*PROBLEM DESCRIPTION*:
Pictures do not belong in your copy. Repeat all the other data exactly.
— START OF PROVIDED MATERIAL —
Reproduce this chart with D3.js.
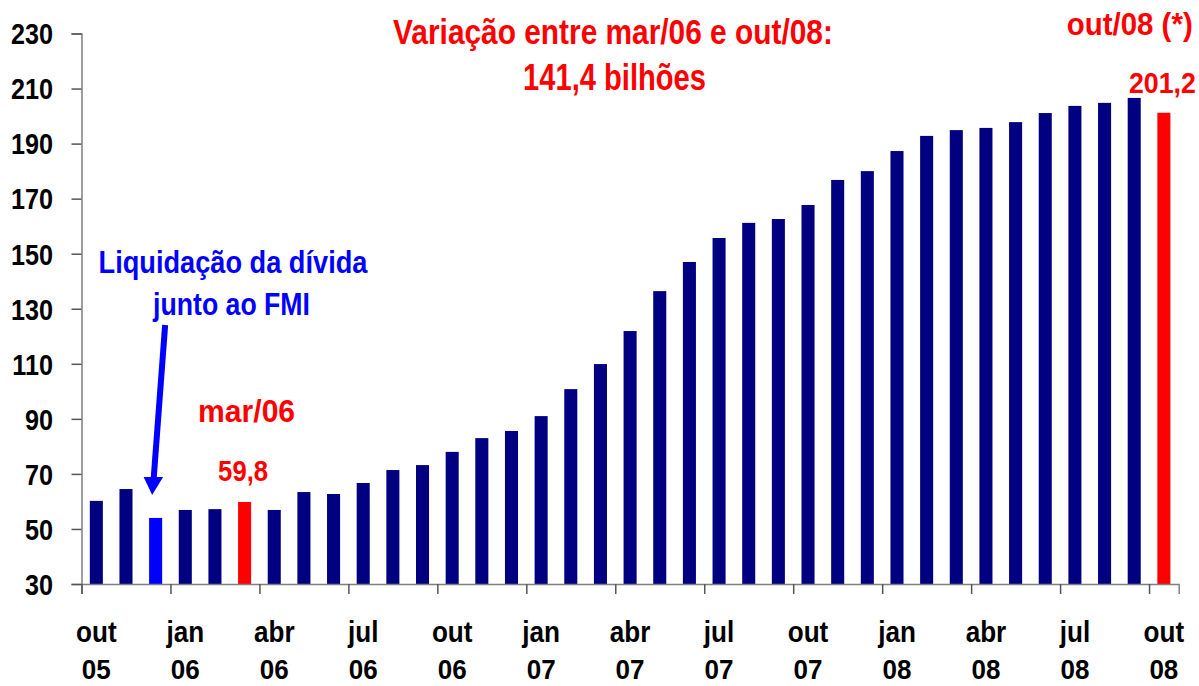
<!DOCTYPE html>
<html lang="pt">
<head>
<meta charset="utf-8">
<title>Reservas internacionais</title>
<script src="https://d3js.org/d3.v7.min.js"></script>
<style>
  body { margin: 0; background: #fff; }
  text { font-family: "Liberation Sans", Arial, sans-serif; font-weight: bold; }
</style>
</head>
<body>
<script>
// months from out/05 to out/08
var months = ["out/05","nov/05","dez/05","jan/06","fev/06","mar/06","abr/06","mai/06","jun/06","jul/06","ago/06","set/06",
              "out/06","nov/06","dez/06","jan/07","fev/07","mar/07","abr/07","mai/07","jun/07","jul/07","ago/07","set/07",
              "out/07","nov/07","dez/07","jan/08","fev/08","mar/08","abr/08","mai/08","jun/08","jul/08","ago/08","set/08","out/08"];

var values = [60.2, 64.5, 54.0, 56.9, 57.2, 59.8, 56.9, 63.4, 62.7, 66.7, 71.4, 73.2,
              78.0, 83.0, 85.6, 91.0, 100.8, 109.9, 121.9, 136.4, 147.0, 155.7, 161.2, 162.6,
              167.7, 176.8, 180.0, 187.3, 192.8, 194.9, 195.7, 197.8, 201.1, 203.7, 204.8, 206.6, 201.2];

// special bars
var highlightRed = ["mar/06", "out/08"];
var highlightBlue = ["dez/05"];

var yTicks = [30, 50, 70, 90, 110, 130, 150, 170, 190, 210, 230];
var xTickIdx = [0, 3, 6, 9, 12, 15, 18, 21, 24, 27, 30, 33, 36];
var xTickTop = ["out","jan","abr","jul","out","jan","abr","jul","out","jan","abr","jul","out"];
var xTickBottom = ["05","06","06","06","06","07","07","07","07","08","08","08","08"];

var w = 1199, h = 686;
var mLeft = 81.5, mRight = 1178.7, mTop = 33.5, mBottom = 584;

var svg = d3.select("body").append("svg")
    .attr("width", w)
    .attr("height", h);

var x = d3.scaleBand().domain(months).range([mLeft, mRight])
    .paddingInner(0.56).paddingOuter(0.28);
var xEdge = d3.scaleLinear().domain([0, months.length]).range([mLeft, mRight]);
var y = d3.scaleLinear().domain([30, 230]).range([mBottom, mTop]);

function barColor(m) {
  if (highlightRed.indexOf(m) >= 0) return "#ff0000";
  if (highlightBlue.indexOf(m) >= 0) return "#0000ff";
  return "#000080";
}
function cx(m) { return x(m) + x.bandwidth() / 2; }
function val(m) { return values[months.indexOf(m)]; }

// narrow bold text: Liberation Sans squeezed horizontally
function label(px, py, str, size, color, sx, anchor) {
  return svg.append("text")
    .attr("transform", "translate(" + px + "," + py + ") scale(" + sx + ",1)")
    .attr("text-anchor", anchor || "middle")
    .attr("font-size", size)
    .attr("fill", color)
    .text(str);
}
// squeeze to a target width
function fit(px, py, str, size, color, width) {
  var t = label(px, py, str, size, color, 1);
  var len = t.node().getComputedTextLength();
  t.attr("transform", "translate(" + px + "," + py + ") scale(" + (width / len) + ",1)");
  return t;
}

// bars
svg.append("g").selectAll("rect")
  .data(months)
  .enter().append("rect")
  .attr("x", function(d) { return x(d); })
  .attr("width", x.bandwidth())
  .attr("y", function(d, i) { return y(values[i]); })
  .attr("height", function(d, i) { return y(30) - y(values[i]); })
  .attr("fill", barColor);

// y axis
var yAxis = svg.append("g")
  .attr("transform", "translate(" + mLeft + ",0)")
  .call(d3.axisLeft(y).tickValues(yTicks).tickSize(10).tickFormat(""));
yAxis.select(".domain").attr("stroke", "#808080").attr("stroke-width", 1.5);
yAxis.selectAll(".tick line").attr("stroke", "#555").attr("stroke-width", 1.5);
yTicks.forEach(function(t) {
  label(53, y(t) + 10.8, String(t), 30, "#000", 0.84, "end");
});

// x axis
var xAxis = svg.append("g")
  .attr("transform", "translate(0," + mBottom + ")")
  .call(d3.axisBottom(xEdge).tickValues(xTickIdx).tickSize(10).tickFormat(""));
xAxis.select(".domain").attr("stroke", "#808080").attr("stroke-width", 1.5);
xAxis.selectAll(".tick line").attr("stroke", "#555").attr("stroke-width", 1.5);
xTickIdx.forEach(function(d, i) {
  label(cx(months[d]), 642, xTickTop[i], 29, "#000", 0.9);
  label(cx(months[d]), 679, xTickBottom[i], 28, "#000", 0.93);
});

// annotations
var red = "#ff0000", blue = "#0000ff";

fit(613, 44, "Variação entre mar/06 e out/08:", 36, red, 440);
fit(614.5, 90, "141,4 bilhões", 36, red, 183);

fit(1129.7, 35, "out/08 (*)", 32, red, 126);
fit(cx("out/08") - 1.5, y(val("out/08")) - 20, "201,2", 30, red, 67);

fit(cx("mar/06") + 2, 422, "mar/06", 32, red, 97);
fit(cx("mar/06") - 1.5, y(val("mar/06")) - 21, "59,8", 29, red, 50);

fit(233, 272.5, "Liquidação da dívida", 30.5, blue, 269);
fit(231.5, 315, "junto ao FMI", 30.5, blue, 157);

// arrow to the dez/05 bar
var tipX = cx("dez/05") - 3.5, tipY = y(val("dez/05")) - 23;
svg.append("line")
  .attr("x1", tipX + 13).attr("y1", 325)
  .attr("x2", tipX + 1.5).attr("y2", tipY - 16)
  .attr("stroke", blue).attr("stroke-width", 6);
svg.append("path")
  .attr("d", "M" + (tipX - 8.5) + "," + (tipY - 18) + "L" + (tipX + 11) + "," + (tipY - 18) + "L" + tipX + "," + tipY + "Z")
  .attr("fill", blue);
</script>
</body>
</html>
— END OF PROVIDED MATERIAL —
*SOLUTION TO THIS EXERCISE*:
Reproduce this chart with D3.js.
<!DOCTYPE html>
<html lang="pt">
<head>
<meta charset="utf-8">
<title>Reservas internacionais</title>
<script src="https://d3js.org/d3.v7.min.js"></script>
<style>
  body { margin: 0; background: #fff; }
  text { font-family: "Liberation Sans", Arial, sans-serif; font-weight: bold; }
</style>
</head>
<body>
<script>
// months from out/05 to out/08
var months = ["out/05","nov/05","dez/05","jan/06","fev/06","mar/06","abr/06","mai/06","jun/06","jul/06","ago/06","set/06",
              "out/06","nov/06","dez/06","jan/07","fev/07","mar/07","abr/07","mai/07","jun/07","jul/07","ago/07","set/07",
              "out/07","nov/07","dez/07","jan/08","fev/08","mar/08","abr/08","mai/08","jun/08","jul/08","ago/08","set/08","out/08"];

var values = [60.2, 64.5, 54.0, 56.9, 57.2, 59.8, 56.9, 63.4, 62.7, 66.7, 71.4, 73.2,
              78.0, 83.0, 85.6, 91.0, 100.8, 109.9, 121.9, 136.4, 147.0, 155.7, 161.2, 162.6,
              167.7, 176.8, 180.0, 187.3, 192.8, 194.9, 195.7, 197.8, 201.1, 203.7, 204.8, 206.6, 201.2];

// special bars
var highlightRed = ["mar/06", "out/08"];
var highlightBlue = ["dez/05"];

var yTicks = [30, 50, 70, 90, 110, 130, 150, 170, 190, 210, 230];
var xTickIdx = [0, 3, 6, 9, 12, 15, 18, 21, 24, 27, 30, 33, 36];
var xTickTop = ["out","jan","abr","jul","out","jan","abr","jul","out","jan","abr","jul","out"];
var xTickBottom = ["05","06","06","06","06","07","07","07","07","08","08","08","08"];

var w = 1199, h = 686;
var mLeft = 81.5, mRight = 1178.7, mTop = 33.5, mBottom = 584;

var svg = d3.select("body").append("svg")
    .attr("width", w)
    .attr("height", h);

var x = d3.scaleBand().domain(months).range([mLeft, mRight])
    .paddingInner(0.56).paddingOuter(0.28);
var xEdge = d3.scaleLinear().domain([0, months.length]).range([mLeft, mRight]);
var y = d3.scaleLinear().domain([30, 230]).range([mBottom, mTop]);

function barColor(m) {
  if (highlightRed.indexOf(m) >= 0) return "#ff0000";
  if (highlightBlue.indexOf(m) >= 0) return "#0000ff";
  return "#000080";
}
function cx(m) { return x(m) + x.bandwidth() / 2; }
function val(m) { return values[months.indexOf(m)]; }

// narrow bold text: Liberation Sans squeezed horizontally
function label(px, py, str, size, color, sx, anchor) {
  return svg.append("text")
    .attr("transform", "translate(" + px + "," + py + ") scale(" + sx + ",1)")
    .attr("text-anchor", anchor || "middle")
    .attr("font-size", size)
    .attr("fill", color)
    .text(str);
}
// squeeze to a target width
function fit(px, py, str, size, color, width) {
  var t = label(px, py, str, size, color, 1);
  var len = t.node().getComputedTextLength();
  t.attr("transform", "translate(" + px + "," + py + ") scale(" + (width / len) + ",1)");
  return t;
}

// bars
svg.append("g").selectAll("rect")
  .data(months)
  .enter().append("rect")
  .attr("x", function(d) { return x(d); })
  .attr("width", x.bandwidth())
  .attr("y", function(d, i) { return y(values[i]); })
  .attr("height", function(d, i) { return y(30) - y(values[i]); })
  .attr("fill", barColor);

// y axis
var yAxis = svg.append("g")
  .attr("transform", "translate(" + mLeft + ",0)")
  .call(d3.axisLeft(y).tickValues(yTicks).tickSize(10).tickFormat(""));
yAxis.select(".domain").attr("stroke", "#808080").attr("stroke-width", 1.5);
yAxis.selectAll(".tick line").attr("stroke", "#555").attr("stroke-width", 1.5);
yTicks.forEach(function(t) {
  label(53, y(t) + 10.8, String(t), 30, "#000", 0.84, "end");
});

// x axis
var xAxis = svg.append("g")
  .attr("transform", "translate(0," + mBottom + ")")
  .call(d3.axisBottom(xEdge).tickValues(xTickIdx).tickSize(10).tickFormat(""));
xAxis.select(".domain").attr("stroke", "#808080").attr("stroke-width", 1.5);
xAxis.selectAll(".tick line").attr("stroke", "#555").attr("stroke-width", 1.5);
xTickIdx.forEach(function(d, i) {
  label(cx(months[d]), 642, xTickTop[i], 29, "#000", 0.9);
  label(cx(months[d]), 679, xTickBottom[i], 28, "#000", 0.93);
});

// annotations
var red = "#ff0000", blue = "#0000ff";

fit(613, 44, "Variação entre mar/06 e out/08:", 36, red, 440);
fit(614.5, 90, "141,4 bilhões", 36, red, 183);

fit(1129.7, 35, "out/08 (*)", 32, red, 126);
fit(cx("out/08") - 1.5, y(val("out/08")) - 20, "201,2", 30, red, 67);

fit(cx("mar/06") + 2, 422, "mar/06", 32, red, 97);
fit(cx("mar/06") - 1.5, y(val("mar/06")) - 21, "59,8", 29, red, 50);

fit(233, 272.5, "Liquidação da dívida", 30.5, blue, 269);
fit(231.5, 315, "junto ao FMI", 30.5, blue, 157);

// arrow to the dez/05 bar
var tipX = cx("dez/05") - 3.5, tipY = y(val("dez/05")) - 23;
svg.append("line")
  .attr("x1", tipX + 13).attr("y1", 325)
  .attr("x2", tipX + 1.5).attr("y2", tipY - 16)
  .attr("stroke", blue).attr("stroke-width", 6);
svg.append("path")
  .attr("d", "M" + (tipX - 8.5) + "," + (tipY - 18) + "L" + (tipX + 11) + "," + (tipY - 18) + "L" + tipX + "," + tipY + "Z")
  .attr("fill", blue);
</script>
</body>
</html>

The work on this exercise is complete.